■ Task brief ■
Locate the lines that hold the string "chart". Copy every such line.

== == ==

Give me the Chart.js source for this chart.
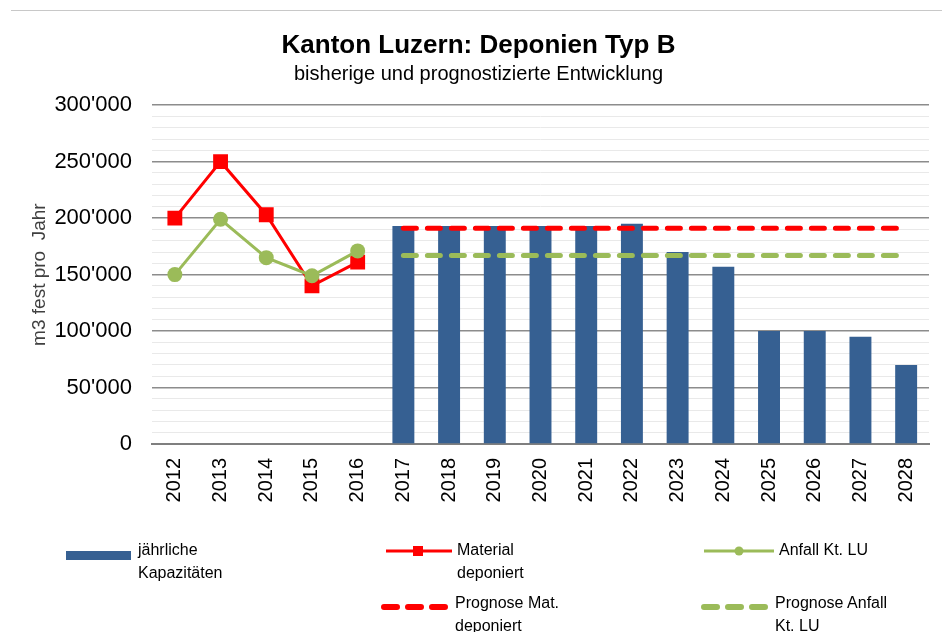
<!DOCTYPE html>
<html lang="de">
<head>
<meta charset="utf-8">
<title>Kanton Luzern: Deponien Typ B</title>
<script src="https://cdn.jsdelivr.net/npm/chart.js@4.4.1/dist/chart.umd.min.js"></script>
<style>
  html, body { margin: 0; padding: 0; background: #fff; }
  body { width: 942px; height: 632px; position: relative; overflow: hidden;
         font-family: "Liberation Sans", Arial, sans-serif; }
  #topline { position: absolute; left: 11px; right: 0; top: 10px; height: 0;
             border-top: 1px solid #c8c8c8; }
  #wrap { position: absolute; left: 0; top: 0; width: 942px; height: 632px; }
  .leg { position: absolute; font-size: 16px; line-height: 23px; color: #000; }
  .sym { position: absolute; }
</style>
</head>
<body>
<div id="topline"></div>
<div id="wrap"><canvas id="chart" width="942" height="632"></canvas></div>
<div id="legend"></div>

<script>
// Jahre
const jahre = ['2012', '2013', '2014', '2015', '2016', '2017', '2018', '2019', '2020',
               '2021', '2022', '2023', '2024', '2025', '2026', '2027', '2028'];

// jährliche Kapazitäten (Balken)
const kapazitaeten = [null, null, null, null, null,
  193000, 193000, 193000, 193000, 193000, 195000, 170000, 157000, 100000, 100000, 95000, 70000];

// Material deponiert
const materialDeponiert = [200000, 250000, 203000, 140000, 161000,
  null, null, null, null, null, null, null, null, null, null, null, null];

// Anfall Kt. LU
const anfallLU = [150000, 199000, 165000, 149000, 171000,
  null, null, null, null, null, null, null, null, null, null, null, null];

// Prognosen
const prognoseMat = [null, null, null, null, null,
  191000, 191000, 191000, 191000, 191000, 191000, 191000, 191000, 191000, 191000, 191000, 191000];
const prognoseAnfall = [null, null, null, null, null,
  167000, 167000, 167000, 167000, 167000, 167000, 167000, 167000, 167000, 167000, 167000, 167000];

const BLAU = '#366092';
const ROT = '#ff0000';
const GRUEN = '#9bbb59';
const FONT = '"Liberation Sans", Arial, sans-serif';

// 300000 -> 300'000
function formatZahl(v) {
  return String(v).replace(/\B(?=(\d{3})+(?!\d))/g, "'");
}

const ctx = document.getElementById('chart').getContext('2d');
const chart = new Chart(ctx, {
  data: {
    labels: jahre,
    datasets: [
      {
        type: 'bar', label: 'jährliche Kapazitäten', data: kapazitaeten,
        backgroundColor: BLAU, borderWidth: 0,
        categoryPercentage: 0.8, barPercentage: 0.6, order: 3
      },
      {
        type: 'line', label: 'Material deponiert', data: materialDeponiert,
        borderColor: ROT, backgroundColor: ROT, borderWidth: 3,
        pointStyle: 'rect', pointRadius: 10.5, pointBorderWidth: 0,
        pointBackgroundColor: ROT, spanGaps: false, order: 1
      },
      {
        type: 'line', label: 'Anfall Kt. LU', data: anfallLU,
        borderColor: GRUEN, backgroundColor: GRUEN, borderWidth: 3,
        pointStyle: 'circle', pointRadius: 7.5, pointBorderWidth: 0,
        pointBackgroundColor: GRUEN, order: 0
      },
      {
        type: 'line', label: 'Prognose Mat. deponiert', data: prognoseMat,
        borderColor: ROT, borderWidth: 5, borderDash: [13, 11], borderCapStyle: 'round',
        pointRadius: 0, order: 2
      },
      {
        type: 'line', label: 'Prognose Anfall Kt. LU', data: prognoseAnfall,
        borderColor: GRUEN, borderWidth: 5, borderDash: [13, 11], borderCapStyle: 'round',
        pointRadius: 0, order: 2
      }
    ]
  },
  options: {
    responsive: false,
    animation: false,
    layout: { padding: { left: 28, right: 13, top: 0, bottom: 0 } },
    plugins: {
      legend: { display: false },
      tooltip: { enabled: false },
      title: {
        display: true, text: 'Kanton Luzern: Deponien Typ B', color: '#000',
        font: { family: FONT, size: 26, weight: 'bold' },
        padding: { top: 30, bottom: 1 }
      },
      subtitle: {
        display: true, text: 'bisherige und prognostizierte Entwicklung', color: '#000',
        font: { family: FONT, size: 20 },
        padding: { top: 0, bottom: 19 }
      }
    },
    scales: {
      x: {
        grid: { display: false },
        border: { display: true, color: '#7f7f7f', width: 2 },
        ticks: {
          color: '#000', font: { family: FONT, size: 20 },
          maxRotation: 90, minRotation: 90, padding: 6
        },
        afterFit: s => { s.height = 632 - 444; }
      },
      y: {
        min: 0, max: 300000,
        ticks: {
          stepSize: 10000, color: '#000', font: { family: FONT, size: 22 }, padding: 20,
          autoSkip: false,
          callback: v => (v % 50000 === 0 ? formatZahl(v) : '')
        },
        grid: {
          drawTicks: false,
          color: c => (c.tick.value % 50000 === 0 ? '#8c8c8c' : '#e9e9e9'),
          lineWidth: c => (c.tick.value % 50000 === 0 ? 1.5 : 1)
        },
        border: { display: false },
        title: {
          display: true, text: 'm3 fest pro  Jahr', color: '#404040',
          font: { family: FONT, size: 19 }, padding: 0
        },
        afterFit: s => { s.width = 152 - 28; }
      }
    }
  }
});

// Legende als HTML, Beschriftungen aus den Datensätzen
const ds = chart.data.datasets;
const legendItems = [
  { i: 0, sym: '<rect x="0" y="0" width="65" height="9" fill="' + BLAU + '"/>', sx: 66, sy: 546, w: 65, h: 9,
    tx: 138, ty: 538, text: 'jährliche<br>Kapazitäten' },
  { i: 1, sym: '<line x1="0" y1="6" x2="66" y2="6" stroke="' + ROT + '" stroke-width="3"/><rect x="27" y="1" width="10" height="10" fill="' + ROT + '"/>',
    sx: 386, sy: 543, w: 66, h: 12, tx: 457, ty: 538, text: 'Material<br>deponiert' },
  { i: 2, sym: '<line x1="0" y1="6" x2="70" y2="6" stroke="' + GRUEN + '" stroke-width="3"/><circle cx="35" cy="6" r="4.5" fill="' + GRUEN + '"/>',
    sx: 704, sy: 543, w: 70, h: 12, tx: 779, ty: 538, text: 'Anfall Kt. LU' },
  { i: 3, sym: '<line x1="3" y1="5" x2="64" y2="5" stroke="' + ROT + '" stroke-width="6" stroke-linecap="round" stroke-dasharray="13 11"/>',
    sx: 381, sy: 598, w: 68, h: 10, tx: 455, ty: 591, text: 'Prognose Mat.<br>deponiert' },
  { i: 4, sym: '<line x1="3" y1="5" x2="64" y2="5" stroke="' + GRUEN + '" stroke-width="6" stroke-linecap="round" stroke-dasharray="13 11"/>',
    sx: 701, sy: 598, w: 68, h: 10, tx: 775, ty: 591, text: 'Prognose Anfall<br>Kt. LU' }
];
const legendEl = document.getElementById('legend');
legendItems.forEach(it => {
  const s = document.createElement('div');
  s.className = 'sym';
  s.style.left = it.sx + 'px';
  s.style.top = it.sy + 'px';
  s.innerHTML = '<svg width="' + it.w + '" height="' + it.h + '">' + it.sym + '</svg>';
  legendEl.appendChild(s);
  const t = document.createElement('div');
  t.className = 'leg';
  t.style.left = it.tx + 'px';
  t.style.top = it.ty + 'px';
  t.title = ds[it.i].label;
  t.innerHTML = it.text;
  legendEl.appendChild(t);
});
</script>
</body>
</html>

== == ==

■ Written solution ■
Give me the Chart.js source for this chart.
<script src="https://cdn.jsdelivr.net/npm/chart.js@4.4.1/dist/chart.umd.min.js"></script>
<div id="wrap"><canvas id="chart" width="942" height="632"></canvas></div>
const ctx = document.getElementById('chart').getContext('2d');
const chart = new Chart(ctx, {
const ds = chart.data.datasets;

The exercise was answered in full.